The Brass MonkeyMONTH END PROCESSING FOR JANUARY 2014

Books: January is traditionally the month to start going through the books that you received for Christmas. It's therefore my pleasant duty to report that Simon Singh's The Simpsons And Their Mathematical Secrets is an early contender for my favourite book of 2014. Thanks, luv! Anyone who's ever spent any time watching The Simpsons will be aware of their love of geeky in-jokes: here, Simon Singh entertainingly writes about the gags that the writing staff appear to have included mainly for the amusement of themselves and a small number of maths professors. It escalates nicely, starting off with the Season 1 "r d rr" joke that O Level differential calculus can just get you through, and roaring past your personal comfort zone to a fake disproof of Fermat's Last Theorem that looks like the real thing on a domestic calculator. Singh guides you gently through the hard sums involved, happy to point out when it's acceptable to skip a bit. It's also interwoven with a history of mathematical jokes, for those of you who enjoy stories about squaws and hippopotamuses and so on.

Music: Regular readers will know that Ed Harcourt is held in very high regard in these parts for a number of reasons. Last year was a curious one in terms of our relationship: his album Back Into The Woods was a minimalist experiment that didn't quite do it for me, but in the same year he provided a suitably showstopping closing-down gig for Kentish Town venue The Bull and Gate. This year he came out of the traps early with a mini-album called Time Of Dust, and he's totally back on form. There's more invention and tunesmanship in these six tracks than most acts manage in a full-length album, aching with the sort of light and shade that Woods eschewed for the sake of more shade. Harcourt's website claims that this is merely a stopgap release to make the wait for his next full album more acceptable, but it's way better than that would suggest.

Theatre: One month into 2014, and the travelling continues. I went back to Helsinki for a week in January, but it was too cold and snowy (a low of -16 Celsius one night) to do very much other than hide in my hotel and write this thing.
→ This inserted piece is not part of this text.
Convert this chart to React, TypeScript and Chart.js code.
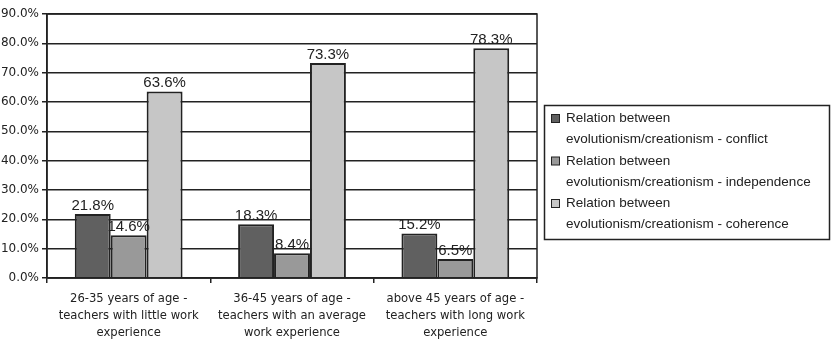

By comparison, the weather in Dublin was positively balmy: I managed to get out of my room in Bono's hotel most nights and try a few local restaurants. I even made it to the theatre one night, thanks to Decadent Theatre's production of A Skull In Connemara at the Gaiety. It's typical of Martin McDonagh's early plays, starting off by gently sending up the cliches of stage Oirishry before violently subverting them. In this case, it's the story of Mick Dowd (Garrett Keogh), who has a regular job clearing out old corpses from the church graveyard to make room for new ones, and the comic complications that arise when the time comes for him to dig up his own dead wife. It's enthusiastically played by everyone, with Jarlath Tivnan - the grandson of Brendan Gleeson's fiddle teacher, apparently - having enormous fun as one of those young eejits that McDonagh enjoys writing so much. If you're in Ireland over the next few months, north or south, then you might be able to catch the show on tour.